Bert Solomon
- Born: Bert Solomon 8 March 1885 Redruth, Cornwall
- Died: 30 June 1961 (aged 76) Redruth, Cornwall
- School: Trewirgie School

Rugby union career
- Position: Wing/Centre

Senior career
- Years: Team / Apps / (Points)
- 1903-10: Redruth RFC
- 1904-09: Cornwall / 26

International career
- Years: Team / Apps / (Points)
- 1910: England / 1 / (3)
- Medal record
Men's rugby union
Representing Great Britain
Olympic Games
| Silver medal – second place | 1908 London | Team competition |

= Bert Solomon =

England international rugby union player

Bert Solomon (8 March 1885 - 30 June 1961) was a Cornish rugby union player who competed in the 1908 Summer Olympics at White City Stadium, London. He played for Redruth R.F.C. and was capped 26 times for Cornwall.

He was a member of the Cornwall rugby union team, which on 26 October 1908 won the Olympic silver medal for Great Britain. He also played for Cornwall in the County Championship final match against Durham that same year at Redruth, scoring twice in a famous 17-3 victory, Bert was capped by England against Wales in 1910, the first year Twickenham opened and scored a wonderful individual try in an 11-6 win. Although being selected for further matches against Scotland, Ireland, and France, he declined and also declined an invitation to tour with the British and Irish Lions in 1908 to Australia and New Zealand. Around the same time, it was reported that he refused 400 golden sovereigns to sign for a Rugby league team in the north of England.
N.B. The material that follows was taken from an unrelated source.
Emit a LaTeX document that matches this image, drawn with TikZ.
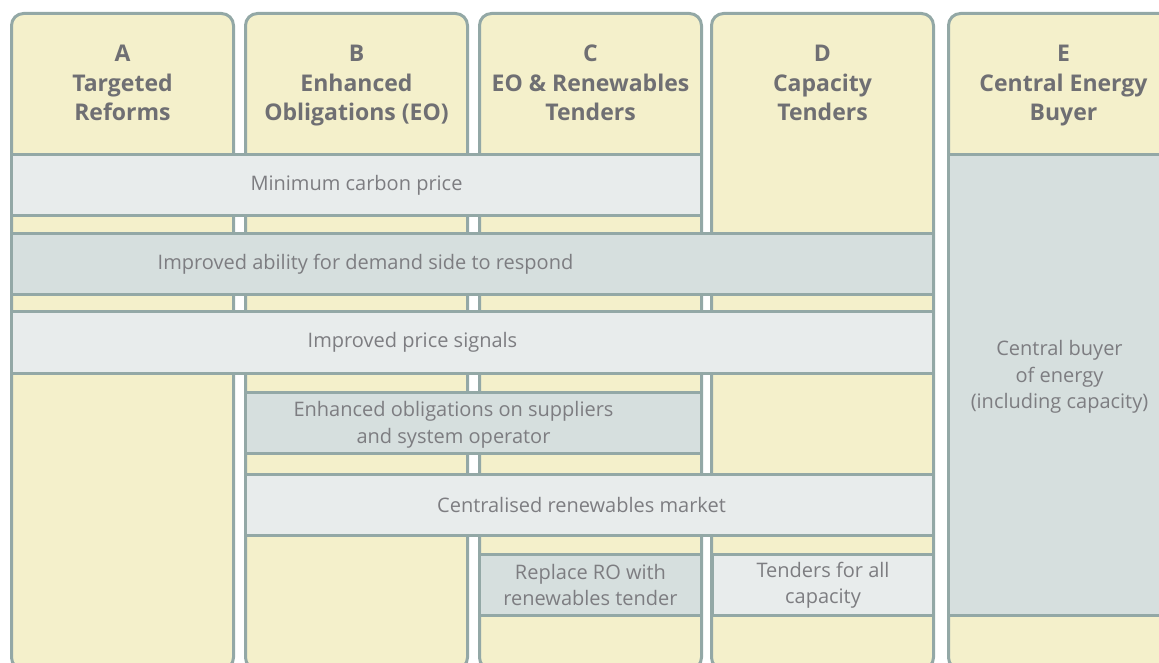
\documentclass[tikz,border=0pt]{standalone}
\usepackage{fontspec}
\setmainfont{Open Sans}
\usepackage{tikz}

\definecolor{cream}{HTML}{F4F0CB}
\definecolor{rim}{HTML}{93A8A6}
\definecolor{pale}{HTML}{E8ECEC}
\definecolor{sage}{HTML}{D6DFDE}
\definecolor{ink}{HTML}{6F6F73}
\definecolor{softink}{HTML}{7D7D81}

\tikzset{
	panel/.style={draw=rim, fill=cream, line width=3pt, rounded corners=12pt, anchor=north west, minimum height=656pt, inner sep=0pt},
	head/.style={anchor=north, align=center, text=ink, inner sep=0pt, font=\fontsize{23}{29.5}\selectfont\bfseries},
	note/.style={align=center, text=softink, inner sep=0pt, font=\fontsize{20}{26.5}\selectfont},
	bar/.style={note, draw=rim, line width=3pt, anchor=north west, minimum height=61pt},
	lightbar/.style={bar, fill=pale},
	darkbar/.style={bar, fill=sage}
}

\begin{document}
\begin{tikzpicture}[x=1pt, y=-1pt]
	\useasboundingbox (0,0) rectangle (1159,663);

	\node[panel, minimum width=222pt] (A) at (10,12) {};
	\node[panel, minimum width=222pt] (B) at (244,12) {};
	\node[panel, minimum width=222pt] (C) at (478,12) {};
	\node[panel, minimum width=222pt] (D) at (710,12) {};
	\node[panel, minimum width=230pt] (E) at (947,12) {};

	\node[head] (hA) at ([yshift=-33pt]A.north) {A\\Targeted\\Reforms};
	\node[head] (hB) at ([yshift=-33pt]B.north) {B\\Enhanced\\Obligations (EO)};
	\node[head] (hC) at ([yshift=-33pt]C.north) {C\\EO \& Renewables\\Tenders};
	\node[head] (hD) at ([yshift=-33pt]D.north) {D\\Capacity\\Tenders};
	\node[head] (hE) at ([yshift=-33pt]E.north) {E\\Central Energy\\Buyer};

	\node[lightbar, minimum width=690pt] (1) at (10,153) {Minimum carbon price};
	\node[darkbar, minimum width=922pt,
		label={[note, xshift=-107pt]center:Improved ability for demand side to respond}] (2) at (10,232) {};
	\node[lightbar, minimum width=922pt, minimum height=62pt,
		label={[note, xshift=-60pt]center:Improved price signals}] (3) at (10,310) {};
	\node[darkbar, minimum width=456pt,
		label={[note, xshift=-20pt, yshift=-2pt]center:Enhanced obligations on suppliers\\and system operator}] (4) at (244,391) {};
	\node[lightbar, minimum width=688pt,
		label={[note, xshift=-8pt]center:Centralised renewables market}] (5) at (244,473) {};
	\node[darkbar, minimum width=222pt] (6) at (478,553) {Replace RO with\\renewables tender};
	\node[lightbar, minimum width=221pt] (7) at (711,553) {Tenders for all\\capacity};
	\node[darkbar, minimum width=222pt, minimum height=461pt,
		label={[note, yshift=8pt]center:Central buyer\\of energy\\(including capacity)}] (8) at (947,153) {};
\end{tikzpicture}
\end{document}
In 1910, when he was just 25 years old and in his prime, Bert Solomon hung his boots up, and a legend was created.

It is also reported that Bert was a solitary character who liked nothing better than his pigeons. Sometimes, he refused to play for Redruth if his pigeons were still out, and he often had to be coaxed into playing. Such was his skill that he apparently made a difference of 1000 people on a crowd.

A book has been published regarding his life and career.